Entries with chart source code

>> START

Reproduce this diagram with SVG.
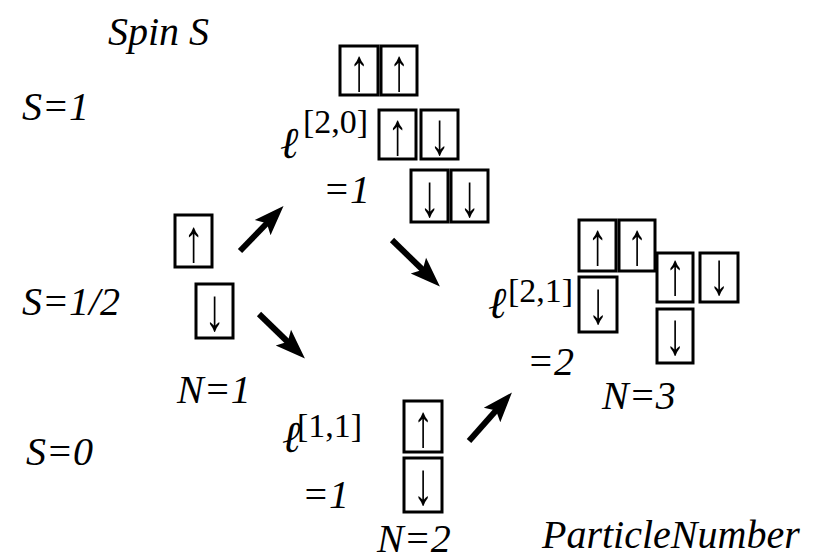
<svg xmlns="http://www.w3.org/2000/svg" width="818" height="558" viewBox="0 0 818 558">
<style>
.box{fill:none;stroke:#000;stroke-width:3}
.arr{stroke:#000;stroke-width:6;fill:none}
</style>
<defs>
<marker id="ah" viewBox="0 0 30 24" refX="12" refY="12" markerWidth="30" markerHeight="24" markerUnits="userSpaceOnUse" orient="auto">
<path d="M0,1 L30,12 L0,23 L6,12 Z" fill="#000" stroke="none"/>
</marker>
</defs>
<rect width="818" height="558" fill="#fff"/>
<g id="axes">
<text font-family="Liberation Serif, Times New Roman, serif" font-style="italic" font-size="40" x="108" y="45">Spin S</text>
<text font-family="Liberation Serif, Times New Roman, serif" font-style="italic" font-size="40" x="22" y="120">S=1</text>
<text font-family="Liberation Serif, Times New Roman, serif" font-style="italic" font-size="40" x="22" y="315">S=1/2</text>
<text font-family="Liberation Serif, Times New Roman, serif" font-style="italic" font-size="40" x="26" y="465">S=0</text>
<text font-family="Liberation Serif, Times New Roman, serif" font-style="italic" font-size="40" x="542" y="548">ParticleNumber</text>
</g>
<g id="node-n1">
<rect class="box" x="175" y="215" width="37" height="52"/>
<rect class="box" x="196" y="284" width="37" height="54"/>
<text font-family="Liberation Serif, Times New Roman, serif" font-size="40" text-anchor="middle" x="193.5" y="174.3" transform="scale(1 1.5)">↑</text>
<text font-family="Liberation Serif, Times New Roman, serif" font-size="40" text-anchor="middle" x="214.5" y="220.3" transform="scale(1 1.5)">↓</text>
<text font-family="Liberation Serif, Times New Roman, serif" font-style="italic" font-size="40" x="177" y="403">N=1</text>
</g>
<g id="node-20">
<rect class="box" x="340" y="46" width="38" height="49"/>
<rect class="box" x="381" y="46" width="36" height="49"/>
<rect class="box" x="379" y="110" width="37" height="49"/>
<rect class="box" x="421" y="110" width="37" height="49"/>
<rect class="box" x="411" y="170" width="37" height="52"/>
<rect class="box" x="451" y="170" width="37" height="52"/>
<text font-family="Liberation Serif, Times New Roman, serif" font-size="40" text-anchor="middle" x="359" y="60" transform="scale(1 1.5)">↑</text>
<text font-family="Liberation Serif, Times New Roman, serif" font-size="40" text-anchor="middle" x="399" y="60" transform="scale(1 1.5)">↑</text>
<text font-family="Liberation Serif, Times New Roman, serif" font-size="40" text-anchor="middle" x="397.5" y="102.7" transform="scale(1 1.5)">↑</text>
<text font-family="Liberation Serif, Times New Roman, serif" font-size="40" text-anchor="middle" x="439.5" y="102.7" transform="scale(1 1.5)">↓</text>
<text font-family="Liberation Serif, Times New Roman, serif" font-size="40" text-anchor="middle" x="429.5" y="143.7" transform="scale(1 1.5)">↓</text>
<text font-family="Liberation Serif, Times New Roman, serif" font-size="40" text-anchor="middle" x="469.5" y="143.7" transform="scale(1 1.5)">↓</text>
<text font-family="Liberation Serif, Times New Roman, serif" font-style="italic" font-size="44" x="280" y="158">ℓ</text>
<text font-family="Liberation Serif, Times New Roman, serif" font-size="34" x="303" y="133">[2,0]</text>
<text font-family="Liberation Serif, Times New Roman, serif" font-style="italic" font-size="40" x="323" y="203">=1</text>
</g>
<g id="node-11">
<rect class="box" x="404" y="401" width="38" height="51"/>
<rect class="box" x="404" y="458" width="38" height="54"/>
<text font-family="Liberation Serif, Times New Roman, serif" font-size="40" text-anchor="middle" x="423" y="297.3" transform="scale(1 1.5)">↑</text>
<text font-family="Liberation Serif, Times New Roman, serif" font-size="40" text-anchor="middle" x="423" y="336.3" transform="scale(1 1.5)">↓</text>
<text font-family="Liberation Serif, Times New Roman, serif" font-style="italic" font-size="44" x="282" y="452">ℓ</text>
<text font-family="Liberation Serif, Times New Roman, serif" font-size="34" x="297" y="437">[1,1]</text>
<text font-family="Liberation Serif, Times New Roman, serif" font-style="italic" font-size="40" x="302" y="508">=1</text>
<text font-family="Liberation Serif, Times New Roman, serif" font-style="italic" font-size="40" x="377" y="552">N=2</text>
</g>
<g id="node-21">
<rect class="box" x="579" y="220" width="37" height="51"/>
<rect class="box" x="619" y="220" width="36" height="51"/>
<rect class="box" x="579" y="277" width="38" height="55"/>
<rect class="box" x="657" y="253" width="36" height="49"/>
<rect class="box" x="700" y="253" width="38" height="49"/>
<rect class="box" x="657" y="309" width="36" height="54"/>
<text font-family="Liberation Serif, Times New Roman, serif" font-size="40" text-anchor="middle" x="597.5" y="176.3" transform="scale(1 1.5)">↑</text>
<text font-family="Liberation Serif, Times New Roman, serif" font-size="40" text-anchor="middle" x="637" y="176.3" transform="scale(1 1.5)">↑</text>
<text font-family="Liberation Serif, Times New Roman, serif" font-size="40" text-anchor="middle" x="598" y="215.3" transform="scale(1 1.5)">↓</text>
<text font-family="Liberation Serif, Times New Roman, serif" font-size="40" text-anchor="middle" x="675" y="195.7" transform="scale(1 1.5)">↑</text>
<text font-family="Liberation Serif, Times New Roman, serif" font-size="40" text-anchor="middle" x="719" y="195.7" transform="scale(1 1.5)">↓</text>
<text font-family="Liberation Serif, Times New Roman, serif" font-size="40" text-anchor="middle" x="675" y="236" transform="scale(1 1.5)">↓</text>
<text font-family="Liberation Serif, Times New Roman, serif" font-style="italic" font-size="44" x="488" y="318">ℓ</text>
<text font-family="Liberation Serif, Times New Roman, serif" font-size="34" x="508" y="302">[2,1]</text>
<text font-family="Liberation Serif, Times New Roman, serif" font-style="italic" font-size="40" x="527" y="375">=2</text>
<text font-family="Liberation Serif, Times New Roman, serif" font-style="italic" font-size="40" x="602" y="409">N=3</text>
</g>
<g id="connectors">
<line class="arr" x1="240" y1="251" x2="271" y2="219" marker-end="url(#ah)"/>
<line class="arr" x1="259" y1="314" x2="292" y2="346" marker-end="url(#ah)"/>
<line class="arr" x1="392" y1="240" x2="427" y2="274" marker-end="url(#ah)"/>
<line class="arr" x1="469" y1="441" x2="500" y2="406" marker-end="url(#ah)"/>
</g>
</svg>
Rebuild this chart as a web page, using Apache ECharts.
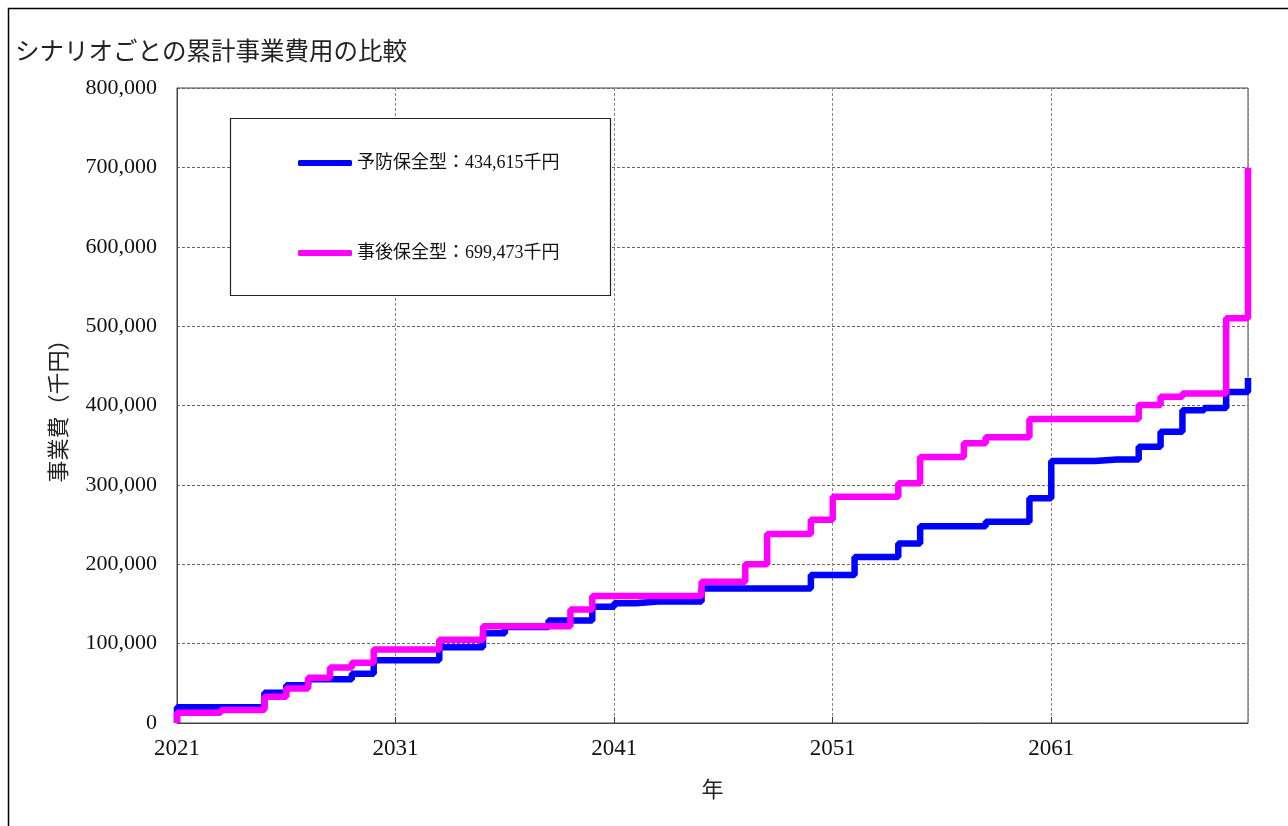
<!DOCTYPE html>
<html>
<head>
<meta charset="utf-8">
<script src="https://cdn.jsdelivr.net/npm/echarts@6/dist/echarts.min.js"></script>
<style>
  html, body { margin: 0; padding: 0; background: #fff; }
  #chart { width: 1288px; height: 826px; }
</style>
</head>
<body>
<div id="chart"></div>
<script>
// 年（各年の値は次の年まで続く）
var years = []
for (var y = 2021; y <= 2070; y++) years.push(y)

// 予防保全型 累計事業費（千円）
var preventive = [
  20000, 20000, 20000, 20000, 38000, 47500, 55000, 55000, 62000, 79000,
  79000, 79000, 95500, 95500, 113000, 121000, 121000, 129000, 129000, 146500,
  151000, 153000, 153000, 153000, 169500, 169500, 169500, 169500, 169500, 186500,
  186500, 209000, 209000, 226000, 248000, 248000, 248000, 253500, 253500, 283000,
  330000, 330000, 332000, 332000, 348000, 367000, 394000, 397000, 417000, 434615
]

// 事後保全型 累計事業費（千円）
var corrective = [
  13000, 13000, 16500, 16500, 33000, 43500, 57000, 70000, 76000, 92500,
  92500, 92500, 105000, 105000, 122000, 122000, 122000, 122000, 143000, 160000,
  160000, 160000, 160000, 160000, 178000, 178000, 200000, 238000, 238000, 256000,
  285000, 285000, 285000, 302000, 335000, 335000, 352500, 360000, 360000, 383000,
  383000, 383000, 383000, 383000, 400500, 411000, 415000, 415000, 510000, 699473
]

var seriesNames = ['予防保全型：434,615千円', '事後保全型：699,473千円']

function toSteps(vals) {
  var pts = [[years[0], 0]]
  for (var i = 0; i < years.length; i++) pts.push([years[i], vals[i]])
  return pts
}

var mycharts = echarts.init(document.getElementById('chart'))
var serif = 'Liberation Serif, "Noto Sans CJK JP", serif'
var option = {
  backgroundColor: '#fff',
  animation: false,
  title: {
    text: 'シナリオごとの累計事業費用の比較',
    left: 10,
    top: 33,
    textStyle: { fontFamily: '"Noto Sans CJK JP"', fontSize: 24.5, fontWeight: 'normal', color: '#222' }
  },
  graphic: [
    {
      type: 'polyline',
      shape: { points: [[8.5, 830], [8.5, 8.5], [1300, 8.5]] },
      style: { fill: null, stroke: '#000', lineWidth: 1.5 },
      silent: true
    },
    {
      type: 'rect',
      shape: { x: 230.5, y: 118.5, width: 380, height: 177 },
      style: { fill: '#fff', stroke: '#222', lineWidth: 1.2 },
      z: 5,
      silent: true
    }
  ],
  legend: {
    data: seriesNames,
    orient: 'vertical',
    left: 293,
    top: 148,
    icon: 'roundRect',
    itemWidth: 54,
    itemHeight: 6,
    itemGap: 70,
    z: 10,
    textStyle: { fontFamily: serif, fontSize: 18, color: '#111', lineHeight: 20 }
  },
  grid: { left: 177, right: 40, top: 88, bottom: 103, show: true, borderColor: '#444', borderWidth: 1 },
  xAxis: {
    type: 'value',
    min: 2021,
    max: 2070,
    interval: 10,
    name: '年',
    nameLocation: 'middle',
    nameGap: 55,
    nameTextStyle: { fontFamily: '"Noto Sans CJK JP"', fontSize: 22, color: '#222' },
    axisLine: { lineStyle: { color: '#444' } },
    axisTick: { inside: true, length: 6, lineStyle: { color: '#333' } },
    axisLabel: {
      margin: 14,
      fontFamily: serif,
      fontSize: 23,
      color: '#111',
      showMaxLabel: false,
      formatter: function (v) { return String(v) }
    },
    splitLine: { show: true, lineStyle: { color: '#888', type: [3, 2], width: 1 } }
  },
  yAxis: {
    type: 'value',
    min: 0,
    max: 800000,
    interval: 100000,
    name: '事業費（千円）',
    nameLocation: 'middle',
    nameRotate: 90,
    nameGap: 108,
    nameTextStyle: { fontFamily: '"Noto Sans CJK JP"', fontSize: 22, color: '#222' },
    axisLine: { show: true, lineStyle: { color: '#444' } },
    axisTick: { show: false },
    axisLabel: {
      margin: 20,
      fontFamily: serif,
      fontSize: 22,
      color: '#111',
      formatter: function (v) { return v.toLocaleString('en-US') }
    },
    splitLine: { show: true, lineStyle: { color: '#666', type: [3, 2], width: 1 } }
  },
  series: [
    {
      name: seriesNames[0],
      type: 'line',
      step: 'end',
      symbol: 'none',
      lineStyle: { color: '#0000ff', width: 6.5 },
      itemStyle: { color: '#0000ff' },
      data: toSteps(preventive)
    },
    {
      name: seriesNames[1],
      type: 'line',
      step: 'end',
      symbol: 'none',
      lineStyle: { color: '#ff00ff', width: 6.5 },
      itemStyle: { color: '#ff00ff' },
      data: toSteps(corrective)
    }
  ]
}
mycharts.setOption(option)
</script>
</body>
</html>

>> END

Written instruction:
Only the lines between the line with "Rebuild this chart" and the line with "for (var y = 2021;", inclusive, should be reproduced, exactly as written and without pictures.

Written response:
Rebuild this chart as a web page, using Apache ECharts.
<!DOCTYPE html>
<html>
<head>
<meta charset="utf-8">
<script src="https://cdn.jsdelivr.net/npm/echarts@6/dist/echarts.min.js"></script>
<style>
  html, body { margin: 0; padding: 0; background: #fff; }
  #chart { width: 1288px; height: 826px; }
</style>
</head>
<body>
<div id="chart"></div>
<script>
// 年（各年の値は次の年まで続く）
var years = []
for (var y = 2021; y <= 2070; y++) years.push(y)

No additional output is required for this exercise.